Fig. 8. Phase separation in living cells.

a Fluorescent images of HEK293 cells transfected with the gene encoding RGG-Mfp-3-RGG-mCherry (RMR-mCherry), mCherry, or RGG-GFP-RGG (RGR). Scale bars: 5 μm. b Percentage of HEK293 cells that exhibit LLPS. Data are presented as mean ± SD (n = 8); two-side t-test, p-value: **** < 0.0001, p = 9.30 × 10⁻⁶ (RMR vs RGR); p = 8.89 × 10⁻⁶ (RMR vs mCherry). c 3D rendering and representative z-slice images of HEK293 cells producing RMR-mCherry. Scale bars: 10 μm. FRAP assays of RMR condensates in the cytoplasm (d) and in the outer membrane of HEK293 cells (e). The plots show the normalized fluorescence recovery after photobleaching. Scale bars: 10 μm. Data are presented as mean ± SD (n = 8 in d and n = 16 in e).

Fig. 9. Light-induced liquid-to-solid phase transition in HEK293 cells.

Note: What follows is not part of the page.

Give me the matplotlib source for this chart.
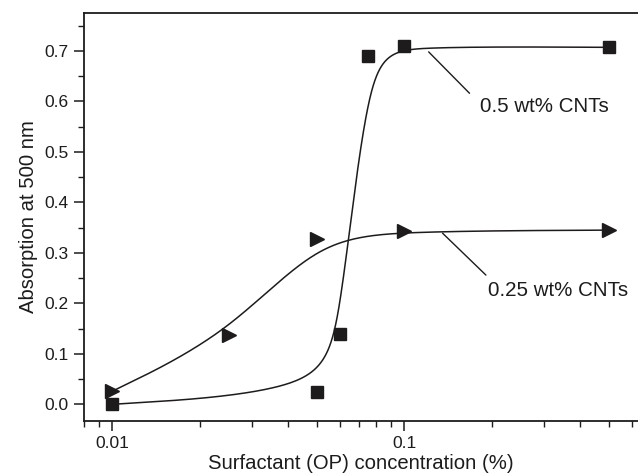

a Schematic illustration of light-induced phase transition in cells. b Fluorescent images of the cells harbouring chlorophyll (λ_ex, 405 nm; λ_em, 640 nm) while expressing RMR-mCherry and EGFP-WSCP. Scale bar: 10 μm. Images representative of n = 5. FRAP assays of RMR condensates in the cytoplasm (c) and in the outer membrane of HEK293 cells (d). The plots show the recovery of the fluorescence (normalized) after photobleaching. Scale bar: 10 μm. Data are presented as mean ± SD (n = 9 in c and n = 10 in d).